Ontario court orders children back to Germany in international custody battle

The mother took the children to Canada in 2013 and has remained there, despite the expiry of the consent form.
The mother took the children to Canada in 2013 and has remained there, despite the expiry of the consent form. (Photo: Wikimedia/User AwOc)

In cases of custody disputes that move not just across provincial but national borders, determining custody issues can become quite complex as this Ontario Court of Appeal case demonstrates.

Two Canadians married in 2000 and moved to Germany the following year and got permanent resident status in Germany. After their move, they had two children, one born in 2002 and the other in 2005. The couple separated in 2011 and the father received custody but they kept living in the same house.

Two years later, the parents decided that the children would attend school in Canada and the father signed a “Consent Letter for Children Travelling Abroad” to allow the mother to temporarily take the children out of Germany. He granted her consent, as well as physical custody of the children, for one year.

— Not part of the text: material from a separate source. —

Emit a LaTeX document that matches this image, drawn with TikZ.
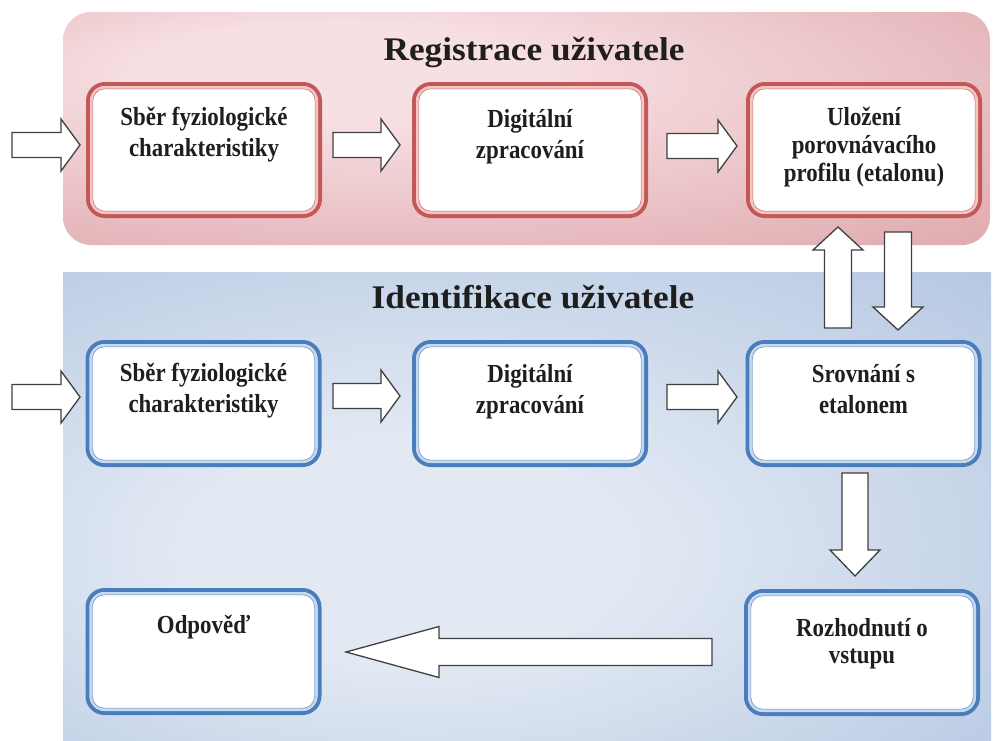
\documentclass[tikz,border=0pt]{standalone}
\usepackage{fontspec}
\setmainfont{Liberation Serif}
\usetikzlibrary{calc}

\definecolor{redpanin}{HTML}{F7E0E3}
\definecolor{redpanout}{HTML}{CC7C82}
\definecolor{bluepanin}{HTML}{E2E9F3}
\definecolor{bluepanout}{HTML}{86A4D1}
\definecolor{redrim}{HTML}{C25858}
\definecolor{redband}{HTML}{F3C6C6}
\definecolor{redinner}{HTML}{D98484}
\definecolor{bluerim}{HTML}{4A7DBB}
\definecolor{blueband}{HTML}{C6D9F0}
\definecolor{blueinner}{HTML}{7FA3CF}
\definecolor{ink}{HTML}{1E1E1E}
\definecolor{arrowline}{HTML}{404040}

% soft glow of the two panels
\pgfdeclareradialshading{redglow}{\pgfpoint{-12bp}{14bp}}{color(0bp)=(redpanin); color(10bp)=(redpanin); color(70bp)=(redpanout)}
\pgfdeclareradialshading{blueglow}{\pgfpoint{-8bp}{-6bp}}{color(0bp)=(bluepanin); color(12bp)=(bluepanin); color(70bp)=(bluepanout)}

% multi-line box caption, baseline = first line
\newcommand\boxlines[2][31]{\scalebox{0.88}[1]{\fontsize{26}{#1}\selectfont\bfseries\begin{tabular}[t]{@{}c@{}}#2\end{tabular}}}

% outlined block arrow from #1 (tail) to #2 (tip);
% #3 shaft half-width, #4 head half-width, #5 head length
\newcommand\blockarrow[5]{%
  \path let \p1=(#1), \p2=(#2) in \pgfextra{%
    \pgfmathsetmacro\arrangtmp{atan2((\y2)-(\y1),(\x2)-(\x1))}%
    \pgfmathsetmacro\arrlentmp{veclen((\x2)-(\x1),(\y2)-(\y1))}%
    \xdef\arrang{\arrangtmp}\xdef\arrlen{\arrlentmp}%
    \xdef\arrx{\x1}\xdef\arry{\y1}};
  \begin{scope}[shift={(\arrx,\arry)}, rotate=\arrang, x=1pt, y=1pt]
    \draw[flowarrow] (0,-#3) -- ({\arrlen-#5},-#3) -- ({\arrlen-#5},-#4) -- (\arrlen,0)
      -- ({\arrlen-#5},#4) -- ({\arrlen-#5},#3) -- (0,#3) -- cycle;
  \end{scope}}

\begin{document}
\begin{tikzpicture}[x=1pt, y=-1pt,
  flowarrow/.style={draw=arrowline, line width=1.3pt, fill=white, line join=miter},
  rbox/.style={draw=redrim, line width=4pt, fill=white, rounded corners=17pt,
    minimum width=232pt, minimum height=132pt, inner sep=0pt, outer sep=0pt},
  bbox/.style={draw=bluerim, line width=4pt, fill=white, rounded corners=17pt,
    minimum width=232pt, minimum height=123pt, inner sep=0pt, outer sep=0pt},
  lbl/.style={anchor=base, inner sep=0pt, text=ink},
  title/.style={anchor=base, inner sep=0pt, text=ink, font=\fontsize{33}{40}\selectfont\bfseries}]

\useasboundingbox (0,0) rectangle (997,740);
\fill[white] (0,0) rectangle (997,740);

% panels
\path[shading=redglow, rounded corners=28pt] (63,12) rectangle (990,245);
\path[shading=blueglow] (63,272) rectangle (991,740);

% titles
\node[title] (treg) at (534,60) {\scalebox{1.07}[1]{Registrace uživatele}};
\node[title] (tid) at (533,308) {\scalebox{1.07}[1]{Identifikace uživatele}};

% boxes
\node[rbox] (r1) at (204,150) {};
\node[rbox] (r2) at (530,150) {};
\node[rbox] (r3) at (864,150) {};
\node[bbox] (b1) at (203.5,403.5) {};
\node[bbox] (b2) at (530,403.5) {};
\node[bbox] (b3) at (863.5,403.5) {};
\node[bbox] (od) at (203.5,651.5) {};
\node[bbox] (rz) at (862,652.5) {};

% inner rims of the box frames
\foreach \n in {r1,r2,r3}{
  \draw[redband, line width=2.4pt, rounded corners=14pt]
    ([shift={(3.2pt,-3.2pt)}]\n.north west) rectangle ([shift={(-3.2pt,3.2pt)}]\n.south east);
  \draw[redinner, line width=0.8pt, rounded corners=12pt]
    ([shift={(4.8pt,-4.8pt)}]\n.north west) rectangle ([shift={(-4.8pt,4.8pt)}]\n.south east);
}
\foreach \n in {b1,b2,b3,od,rz}{
  \draw[blueband, line width=2.4pt, rounded corners=14pt]
    ([shift={(3.2pt,-3.2pt)}]\n.north west) rectangle ([shift={(-3.2pt,3.2pt)}]\n.south east);
  \draw[blueinner, line width=0.8pt, rounded corners=12pt]
    ([shift={(4.8pt,-4.8pt)}]\n.north west) rectangle ([shift={(-4.8pt,4.8pt)}]\n.south east);
}

% captions
\node[lbl] (tr1) at ([yshift=-41pt]r1.north) {\boxlines{Sběr fyziologické\\charakteristiky}};
\node[lbl] (tr2) at ([yshift=-43pt]r2.north) {\boxlines{Digitální\\zpracování}};
\node[lbl] (tr3) at ([yshift=-41pt]r3.north) {\boxlines[28]{Uložení\\porovnávacího\\profilu (etalonu)}};
\node[lbl] (tb1) at ([yshift=-39pt]b1.north) {\boxlines{Sběr fyziologické\\charakteristiky}};
\node[lbl] (tb2) at ([yshift=-40pt]b2.north) {\boxlines{Digitální\\zpracování}};
\node[lbl] (tb3) at ([yshift=-40pt]b3.north) {\boxlines{Srovnání s\\etalonem}};
\node[lbl] (tod) at ([yshift=-43pt]od.north) {\boxlines{Odpověď}};
\node[lbl] (trz) at ([yshift=-45pt]rz.north) {\boxlines[27]{Rozhodnutí o\\vstupu}};

% arrows
\coordinate (inR) at (12,145);
\coordinate (inB) at (12,397);
\blockarrow{inR}{[shift={(-8pt,5pt)}]r1.west}{12.5}{26}{19}
\blockarrow{[shift={(13pt,5pt)}]r1.east}{[shift={(-14pt,5pt)}]r2.west}{12.5}{26}{19}
\blockarrow{[shift={(21pt,4pt)}]r2.east}{[shift={(-11pt,4pt)}]r3.west}{12.5}{26}{19}
\blockarrow{inB}{[shift={(-7.5pt,6.5pt)}]b1.west}{12.5}{26}{19}
\blockarrow{[shift={(13.5pt,7.5pt)}]b1.east}{[shift={(-14pt,7.5pt)}]b2.west}{12.5}{26}{19}
\blockarrow{[shift={(21pt,6.5pt)}]b2.east}{[shift={(-10.5pt,6.5pt)}]b3.west}{12.5}{26}{19}
\blockarrow{[shift={(-25.5pt,14pt)}]b3.north}{[shift={(-26pt,-11pt)}]r3.south}{13.5}{25}{23}
\blockarrow{[shift={(34pt,-16pt)}]r3.south}{[shift={(34.5pt,12pt)}]b3.north}{13.5}{25}{23}
\blockarrow{[shift={(-8.5pt,-8pt)}]b3.south}{[shift={(-7pt,15pt)}]rz.north}{13}{25}{26}
\blockarrow{[shift={(-34pt,0.5pt)}]rz.west}{[shift={(26.5pt,-0.5pt)}]od.east}{13.5}{25.5}{93}
\end{tikzpicture}
\end{document}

The mother took the children to Canada in 2013 and has remained there, despite the expiry of the consent form. Even before the consent period expired, the father started proceedings to bring the children back in both Germany and Canada, though the German courts were reluctant to rule on the case, because they felt they didn’t have jurisdiction.

Though one of the biggest factors Canadian courts look at when determining custody are the best interests of the children, when a custody dispute involves international border crossings, the Hague Convention is often triggered.

The Hague Convention is an international treaty between countries that aims to protect child custody arrangements that were made before the children were taken out of the country against the wishes of one parent.

In this case, the appeal court acknowledged that though it did consider the best interests of the children who preferred to remain in Canada, it wasn’t enough to base a decision on, because the Hague Convention was involved and the mother violated the father’s custody.

“It is important to remember, however, that although this case involves the interests and needs of these two young children, it raises legal issues that transcend their interests and that affect the interests of countless other children and their parents”, the court explained.

The court ordered for the children to move back to Germany where the father still resides.

For her part, the mother was dissatisfied with the decision and told CBC News, "I have to take this to the Supreme Court because the Hague Convention has become a means of legislated kidnapping".